The starting point for the work was an HTS screen for novel c-Met inhibitors, which resulted in an attractive hit [1]. The X-ray structure of the hit revealed the hydrogen bonding pattern and a bended conformation which formed a basis for a structural based drug design.

The goal of the early hit optimization project was to improve the c-Met activity, synthetic access and removal of PDE activity.

Retrospective Spark analysis

At the time of the project we did not have a Spark license, therefore this analysis was carried out retrospectively. We were interested to know whether Spark would be able to discover additional known c-Met actives.

Spark was used to search for replacements for thiadiazinone activity. A Spark search has been performed and the top ranked hits have been inspected visually. It identified known bioisosteres in the top ranks. For example it found triazolopyridazine moieties from known clinical c-Met inhibitors. In addition, Spark also found thiadiazone alternatives such as pyridizanones which was found at that time in the project.

In general, when we use Spark to perform scaffold-hopping analysis we found it to be very fast and very intuitive to use. It identified good alternatives for our inhibitors.

What can we learn from the structure information?

We used a docking program to predict successful binding modes. This returned useful information, but the scoring needed to be improved.

Another thing we were able to learn from the structural information beyond visual analysis of X-ray structures was the estimation of water contributions to binding. Retrospectively, we used a Watermap of the HTS hit to rationalize important hinge and ribose pocket interactions.

Discovery and optimization of Tepotinib

Further optimization efforts comprised the screening for solvent-exposed residues resulting in the methylpiperidine group with good potency and pharmacokinetic properties. Pyrimidine was found to be the best hinge replacement. We were pleased to find that the binding mode was confirmed. We found that Tepotinib is an exquisitely selective c-Met kinase inhibitor with long lasting cellular c-Met inhibition.

Conclusions

The X-ray structures provide valuable information for the optimization of kinase hits.

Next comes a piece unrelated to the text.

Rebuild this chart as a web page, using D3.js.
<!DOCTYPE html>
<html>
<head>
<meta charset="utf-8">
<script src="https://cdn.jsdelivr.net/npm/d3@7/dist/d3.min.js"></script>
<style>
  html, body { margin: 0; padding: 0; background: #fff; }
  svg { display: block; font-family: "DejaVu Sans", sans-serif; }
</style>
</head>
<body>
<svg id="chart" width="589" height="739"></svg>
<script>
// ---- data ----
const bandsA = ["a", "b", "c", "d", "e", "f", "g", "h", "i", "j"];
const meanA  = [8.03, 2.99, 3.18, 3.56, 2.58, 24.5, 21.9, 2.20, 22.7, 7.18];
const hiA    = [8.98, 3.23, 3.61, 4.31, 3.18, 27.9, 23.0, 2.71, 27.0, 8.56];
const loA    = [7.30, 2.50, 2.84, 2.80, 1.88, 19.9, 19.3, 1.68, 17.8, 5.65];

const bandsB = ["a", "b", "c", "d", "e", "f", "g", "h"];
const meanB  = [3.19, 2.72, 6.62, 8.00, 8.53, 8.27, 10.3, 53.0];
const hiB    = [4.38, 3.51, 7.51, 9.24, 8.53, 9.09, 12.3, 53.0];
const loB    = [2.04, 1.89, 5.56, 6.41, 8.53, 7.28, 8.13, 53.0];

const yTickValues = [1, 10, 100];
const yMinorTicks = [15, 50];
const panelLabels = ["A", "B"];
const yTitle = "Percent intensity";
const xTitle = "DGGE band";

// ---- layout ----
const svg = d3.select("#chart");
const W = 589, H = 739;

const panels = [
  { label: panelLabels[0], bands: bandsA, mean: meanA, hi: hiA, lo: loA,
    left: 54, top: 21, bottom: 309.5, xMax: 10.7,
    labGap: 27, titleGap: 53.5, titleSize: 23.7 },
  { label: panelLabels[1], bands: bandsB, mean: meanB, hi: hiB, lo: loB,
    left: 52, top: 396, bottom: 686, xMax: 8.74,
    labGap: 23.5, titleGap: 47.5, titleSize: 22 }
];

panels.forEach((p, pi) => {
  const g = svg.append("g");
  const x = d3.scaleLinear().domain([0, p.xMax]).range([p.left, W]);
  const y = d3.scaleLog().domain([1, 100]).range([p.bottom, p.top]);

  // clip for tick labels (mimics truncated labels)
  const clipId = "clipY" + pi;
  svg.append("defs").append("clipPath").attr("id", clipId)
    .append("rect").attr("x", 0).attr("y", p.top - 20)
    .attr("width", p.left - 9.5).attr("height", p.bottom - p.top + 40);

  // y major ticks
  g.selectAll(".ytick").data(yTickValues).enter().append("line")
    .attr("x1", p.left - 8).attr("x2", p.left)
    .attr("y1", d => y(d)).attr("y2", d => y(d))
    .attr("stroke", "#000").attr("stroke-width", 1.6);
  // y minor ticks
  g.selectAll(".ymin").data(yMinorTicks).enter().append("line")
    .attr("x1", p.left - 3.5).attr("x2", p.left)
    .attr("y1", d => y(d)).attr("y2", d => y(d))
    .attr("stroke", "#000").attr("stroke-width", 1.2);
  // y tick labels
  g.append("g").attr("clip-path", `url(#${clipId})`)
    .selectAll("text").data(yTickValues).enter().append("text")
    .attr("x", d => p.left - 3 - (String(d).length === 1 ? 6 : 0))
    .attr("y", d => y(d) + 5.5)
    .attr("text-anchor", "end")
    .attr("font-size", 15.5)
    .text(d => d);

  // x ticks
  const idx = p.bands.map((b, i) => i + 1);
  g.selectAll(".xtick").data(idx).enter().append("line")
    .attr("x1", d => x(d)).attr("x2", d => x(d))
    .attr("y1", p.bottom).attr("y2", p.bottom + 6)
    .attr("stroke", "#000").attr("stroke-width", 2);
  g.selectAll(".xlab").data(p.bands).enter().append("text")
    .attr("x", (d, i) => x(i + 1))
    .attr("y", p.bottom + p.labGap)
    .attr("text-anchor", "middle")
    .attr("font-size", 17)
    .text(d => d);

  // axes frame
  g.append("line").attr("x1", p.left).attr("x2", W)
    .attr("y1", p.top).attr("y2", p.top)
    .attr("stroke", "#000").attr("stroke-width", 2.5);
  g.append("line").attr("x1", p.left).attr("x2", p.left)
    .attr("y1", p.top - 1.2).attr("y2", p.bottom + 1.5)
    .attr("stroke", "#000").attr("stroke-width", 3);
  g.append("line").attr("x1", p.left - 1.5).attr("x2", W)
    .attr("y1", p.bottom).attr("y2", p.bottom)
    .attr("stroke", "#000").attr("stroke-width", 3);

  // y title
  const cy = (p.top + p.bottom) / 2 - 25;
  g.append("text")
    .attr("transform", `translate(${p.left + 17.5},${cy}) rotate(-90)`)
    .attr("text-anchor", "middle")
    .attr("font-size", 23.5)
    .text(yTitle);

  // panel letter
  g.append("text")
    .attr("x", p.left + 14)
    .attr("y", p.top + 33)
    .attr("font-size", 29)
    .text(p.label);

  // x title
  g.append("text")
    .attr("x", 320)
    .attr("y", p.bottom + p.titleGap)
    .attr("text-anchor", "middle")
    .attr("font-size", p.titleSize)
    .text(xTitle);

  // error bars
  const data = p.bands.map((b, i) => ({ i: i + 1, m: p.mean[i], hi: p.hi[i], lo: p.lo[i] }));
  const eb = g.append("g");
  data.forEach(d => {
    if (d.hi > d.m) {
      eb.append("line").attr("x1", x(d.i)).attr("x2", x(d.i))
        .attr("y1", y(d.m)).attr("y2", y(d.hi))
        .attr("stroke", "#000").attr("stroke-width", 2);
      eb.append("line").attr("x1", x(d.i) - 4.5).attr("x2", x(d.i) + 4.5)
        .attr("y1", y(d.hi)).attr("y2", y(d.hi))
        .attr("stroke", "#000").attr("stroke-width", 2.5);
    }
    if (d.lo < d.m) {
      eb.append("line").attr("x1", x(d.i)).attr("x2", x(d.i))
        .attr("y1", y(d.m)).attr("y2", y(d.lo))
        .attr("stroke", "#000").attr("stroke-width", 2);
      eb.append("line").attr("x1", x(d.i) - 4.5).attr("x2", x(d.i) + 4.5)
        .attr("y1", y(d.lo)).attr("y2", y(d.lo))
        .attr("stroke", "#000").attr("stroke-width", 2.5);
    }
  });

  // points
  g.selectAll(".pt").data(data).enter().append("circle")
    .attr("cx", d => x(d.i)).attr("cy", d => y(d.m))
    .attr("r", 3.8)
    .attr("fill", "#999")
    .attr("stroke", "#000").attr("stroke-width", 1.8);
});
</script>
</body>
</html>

We found that it can be challenging to use structure-based drug design (SBDD) for selectivity optimization, but that the binding mode prediction usually works well. Consideration of water contributions to binding can provide more insight than structural X-ray analysis alone.

Spark is a valuable tool to generate scaffold hopping ideas which can be rapidly communicated to the medicinal chemist

A combination of ligand-based and structure-based approaches have been successfully applied to various kinase projects.

Reference

The structure of Tepotinib and some of the development work is published in the paper: Dorsch D. et al, Bioorg Med Chem Lett 6094 (2015).